My god. There are times when my heart absolutely aches for Alabama.
And at that moment, it all came rushing in. My eyes misted over as I recalled those precious twilight hours on the porch with family, elaborate rustic suppers of cornbread, greens and roasted chicken on that same barn wood table now covered in crazy. Translucent silhouettes now, flickering like fireflies, in and out of focus, echoes of howling laughter, each trying to outdo the other, but happy to be outdone. Someone buzzing on Miller Lite. Someone playing Sinatra out of his truck. Someone avoiding the conversation. Someone with arms outstretched between the squabblers. Someone rustling up dessert. Someone making a run to the store. Someone who has had it “up to here” and taking a ride with the other someone needing the “fresh air.” I must have stood there for 45 minutes, frozen, lost in memory, figures slowly losing shape.
A great sadness began to wash over me with the knowing that my elaborate homage would only stay like this for a day...maybe two. But I smiled with the realization that someone ... someone I love dearly... would show up in a week or so and try to make heads or tales of the remains of my handiwork. I made up comments in my head... "Gypsies? Secret elf wedding? Someone broke in and had a prayer circle?"

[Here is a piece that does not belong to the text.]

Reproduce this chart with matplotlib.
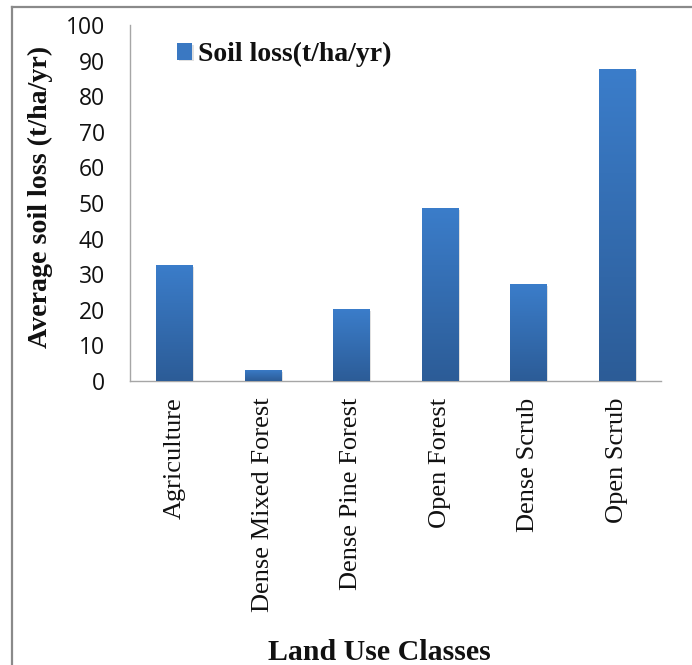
import matplotlib
matplotlib.use("Agg")
import matplotlib.pyplot as plt
import numpy as np
from matplotlib.colors import LinearSegmentedColormap
from matplotlib.lines import Line2D
from matplotlib import patheffects

# Average soil loss per land use class
categories = ["Agriculture", "Dense Mixed Forest", "Dense Pine Forest",
              "Open Forest", "Dense Scrub", "Open Scrub"]
soil_loss = [32.6, 3.1, 20.2, 48.6, 27.2, 87.6]
y_ticks = [0, 10, 20, 30, 40, 50, 60, 70, 80, 90, 100]
series_name = "Soil loss(t/ha/yr)"

W, H = 692, 665
fig = plt.figure(figsize=(W / 100, H / 100), dpi=100)
fig.patch.set_facecolor("white")

ax = fig.add_axes([130 / W, 1 - 381 / H, (661 - 130) / W, (381 - 25) / H])

x = np.arange(len(categories))
bar_w = 0.41
bars = ax.bar(x, soil_loss, width=bar_w, color="#3a78c2", edgecolor="none",
              zorder=2, label=series_name)

# vertical gradient inside each bar: lighter at top, darker at bottom
grad_cmap = LinearSegmentedColormap.from_list("bar_grad", ["#2c5c97", "#3b7dca"])
grad = np.linspace(0, 1, 256).reshape(-1, 1)
for b in bars:
    x0, w, h = b.get_x(), b.get_width(), b.get_height()
    b.set_path_effects([patheffects.SimplePatchShadow(offset=(1.2, -1.2),
                                                      shadow_rgbFace="#000000",
                                                      alpha=0.12),
                        patheffects.Normal()])
    im = ax.imshow(grad, extent=[x0, x0 + w, 0, h], origin="lower",
                   cmap=grad_cmap, aspect="auto", zorder=3,
                   interpolation="bicubic")
    im.set_clip_path(b)

ax.set_xlim(-0.5, len(categories) - 0.5)
ax.set_ylim(0, 100)
ax.set_yticks(y_ticks)
ax.set_yticklabels([str(v) for v in y_ticks], fontfamily="Open Sans",
                   fontsize=16.5, color="#111111")
ax.set_xticks(x)
ax.set_xticklabels(categories, rotation=90, fontfamily="Liberation Serif",
                   fontsize=19, color="#111111", va="top", ha="center")
ax.tick_params(axis="y", length=0, pad=18)
ax.tick_params(axis="x", length=0, pad=12)

for side in ("top", "right"):
    ax.spines[side].set_visible(False)
for side in ("left", "bottom"):
    ax.spines[side].set_color("#a6a6a6")
    ax.spines[side].set_linewidth(1.0)

leg = ax.legend(loc="upper left", bbox_to_anchor=((177 - 130) / (661 - 130), 1 - (42 - 25) / (381 - 25)),
                frameon=False, handlelength=0.55, handleheight=0.55,
                handletextpad=0.2, borderaxespad=0, borderpad=0,
                prop={"family": "Liberation Serif", "weight": "bold", "size": 20})
for t in leg.get_texts():
    t.set_color("#111111")

fig.text(40 / W, 1 - 197 / H, "Average soil loss (t/ha/yr)", rotation=90,
         ha="center", va="center", fontfamily="Liberation Serif",
         fontweight="bold", fontsize=20.2, color="#111111")
fig.text(379 / W, 1 - 660 / H, "Land Use Classes", ha="center", va="baseline",
         fontfamily="Liberation Serif", fontweight="bold", fontsize=21.5,
         color="#111111")

# outer frame (top and left edges)
fig.add_artist(Line2D([12 / W, 1.0], [1 - 7 / H, 1 - 7 / H],
                      transform=fig.transFigure, color="#8a8a8a", lw=1.6))
fig.add_artist(Line2D([12 / W, 12 / W], [0.0, 1 - 7 / H],
                      transform=fig.transFigure, color="#8a8a8a", lw=1.6))

fig.savefig("out.png", dpi=100, facecolor="white")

When the shadows grew long across the yard, I knew it was time to go. I pulled out of the drive and onto Route 10, headed North … waves, convulsions of sadness overtook me. Down, down, down came the deluge, pounding on my windshield, the kind that obscures the road and the rational. The kind that says... PULL OVER. And I wanted to. I wanted to so badly, the ache was crippling and all the air was gone and I knew I'd never see this place again, and the hollering call of dirt road sirens tumbling after: do it... DO IT, no, you're NOT delirious, no, twilight never lies! But it does. It lies like a cut throat cheat. I knew the sky was clear. And I had no time to stop. And those tears, a great cleansing torrent of tears, poured out from my aching heart for a hundred miles or more. They settled for a spell around Montgomery and returned with a shotgun just inside the Georgia line.